Shola Olatoye, the embattled head of the New York City Housing Authority (NYCHA), announced today that she has resigned from her position, and will vacate her post at the end of April.
The announcement comes amid increased scrutiny of the agency due to its handling of several scandals—namely heat outages in many of NYCHA’s buildings this winter, and failure to comply with lead paint inspections—as well as Governor Andrew Cuomo’s sudden interest in the beleaguered agency. Earlier this week, he declared a state of emergency at NYCHA in an effort to expedite repairs, and called for an independent monitor to oversee repairs.
Though the news of Olatoye’s resignation was made public last night, it was officially announced during an event at the Ocean Bay Apartments in Far Rockaway, which recently received major upgrades under the Rental Assistance Demonstration program. That initiative, championed by Olatoye, preserves public housing while allowing for private investment in things like infrastructure upgrades and renovations.

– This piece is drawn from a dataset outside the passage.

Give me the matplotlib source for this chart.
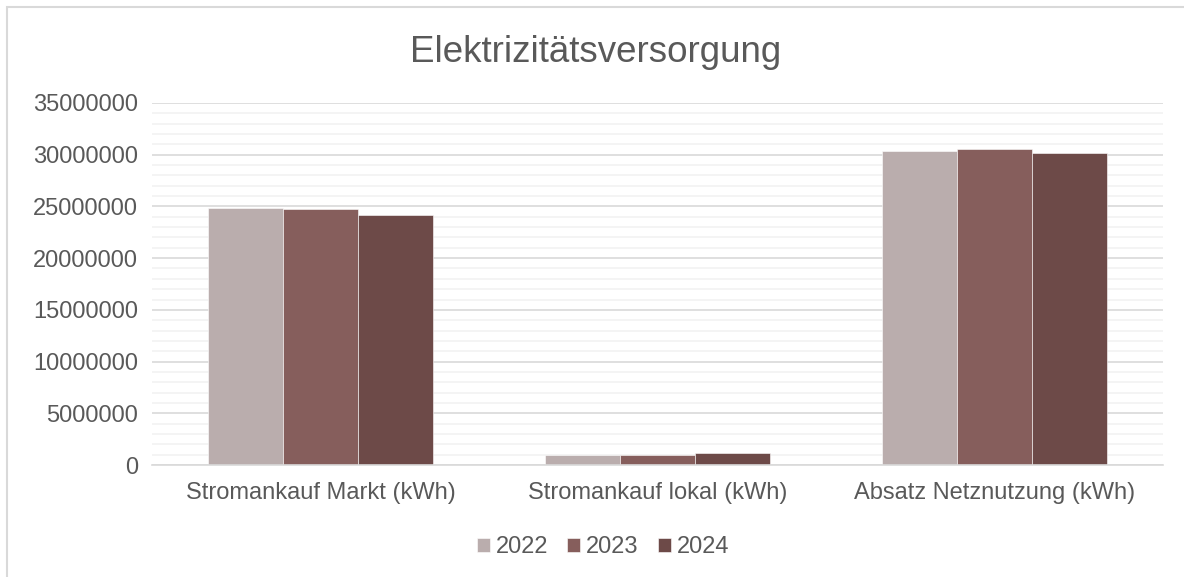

Olatoye was appointed by Mayor Bill de Blasio in 2014, and in an interview with Politico, she noted that she always intended to stay in her post for one term. “[I]t’s been an amazing, maddening, humbling fascinating assignment and I think I’ve done some really important work on behalf of the one in 14 New Yorkers that rely on us,” Olatoye told Politico.
But calls for Olatoye’s resignation have been growing since late last year, when her role in the agency’s lead paint scandal was made clear. As we previously reported, the city’s Department of Investigation discovered that Olatoye falsely certified that the authority was in compliance with lead paint inspection requirements. The DOI discovered that as far back as 2012, NYCHA had not been doing the required annual inspections of the thousands of apartments that may have lead contamination.
“I think the resignation of Shola was an inevitability rather than a choice,” City Council member Ritchie Torres told the New York Times.
De Blasio was quick to defend Olatoye’s tenure during today’s press conference, noting that she assumed leadership of NYCHA when it was on the brink of bankruptcy, and after years of federal and state disinvestment in the agency—which has led to many of the problems plaguing its buildings to this day. (A recent report found that it’s facing $25 billion in needed repairs.) “It was not an easy mission, and it was certainly a thankless mission,” he stated.
News of her resignation was applauded by Danny Barber, the chairman of NYCHA’s Citywide Council of Presidents, which represents tenants. “We hope that the new chair will be considerate and will listen to the life-or-death concerns of our community, working with us to resolve the humanitarian crisis that NYCHA has created,” he said in a statement to the Wall Street Journal.
While the city searches for a permanent replacement, De Blasio named Stanley Brezenoff the interim NYCHA chair; he’s previously worked at the Port Authority and as the interim CEO of New York City Health + Hospitals.